Words are a trigger mechanism - as well as the dictionary meaning there is a meaning that is not fixed, but shifts subtly with emphasis and juxtaposition. Recognising signals and triggers is a process of comparing similarity or difference based on individuality. Photographs are also a trigger mechanism, for while they have no underlying meaning on their own like words have a dictionary reference, they elicit a response. The combination of words and pictures provides a drama. It is a deliberate attempt to dilute or compliment each art form. The single word has one meaning, the photograph on its own has its own intrinsic meaning - the combination of the two changes the meanings of both word and photograph, and forms a third level of meaning where each element can be viewed as separate, but also part of the greater work simultaneously.

The use of words and image combinations hasn’t restricted itself to the merely political statement, but has been used in sexual political discourse as well. Works by Barbara Kruger (amongst many others) use poster techniques with carefully chosen words and images to attack the viewer. Duane Michals uses naïve storytelling with low tech photo-novellas to gently evoke sexual messages and social commentary about homosexual and heterosexual issues.

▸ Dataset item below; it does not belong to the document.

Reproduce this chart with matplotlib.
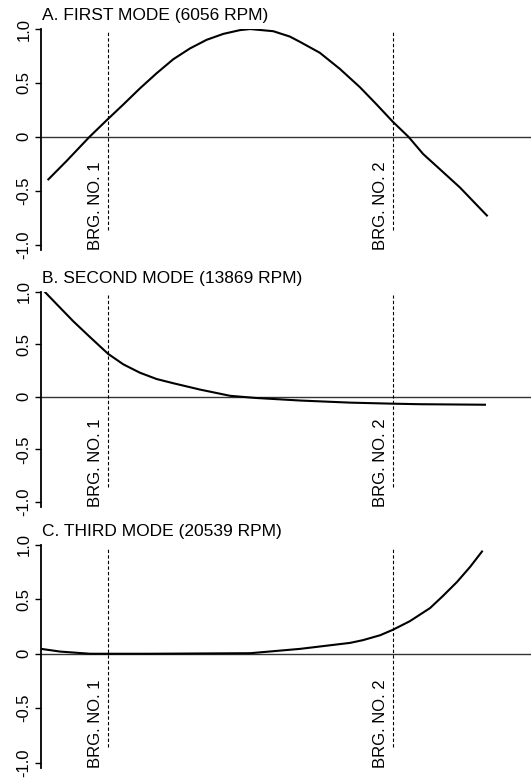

Artists like Sherin Neshat use a powerful form of combinations of words and text to evoke the emotional landscape of Arab women. Her Arabic text is painted over the final prints, over the exposed skin, in the eyes of the subject - in very personal areas of the human body, in order to extend and reinforce the narratives the pictures on their own convey.

Earlier, I explained how I became interested in the use of words and pictures to extend narrative. My example was that of an Ansel Adams picture, coupled with a letter to his brother, and how this combination had motivated me.

I have not actually used words beyond first names in my piece, called ’reveal‘ but relied on the narrative being constructed by the subject of the photographs and myself in the picture taking process, and the intersection of that suggested narrative with the narrative invented by the viewer of the work.

Subjects are given the opportunity to choose two locations to present themselves in the context of the city of Bristol, where they all live. The portraits are taken in black & white, together with two colour pictures which provide background visuals. Each person is left with four pictures, which reveal themselves in the city in locations of their choice.

My idea was to challenge the viewers to confront someone presenting themselves through the medium of photography, aware of the photographic process and the eventual displaying of the work in a public place. The challenge to the viewer was to decode the images and facts as they are presented, invent a narrative - a life of the person in the pictures, and perhaps, to question their own narrative construction - thereby questioning their own prejudices during the process of their narrative construction.

By not using words, I am hoping to avoid the anecdotal, and incidental, to free the imagination to rely on social conditioning to make these constructed narratives, and in the case of a few (I hope) to challenge their own ideas of how they view portraiture.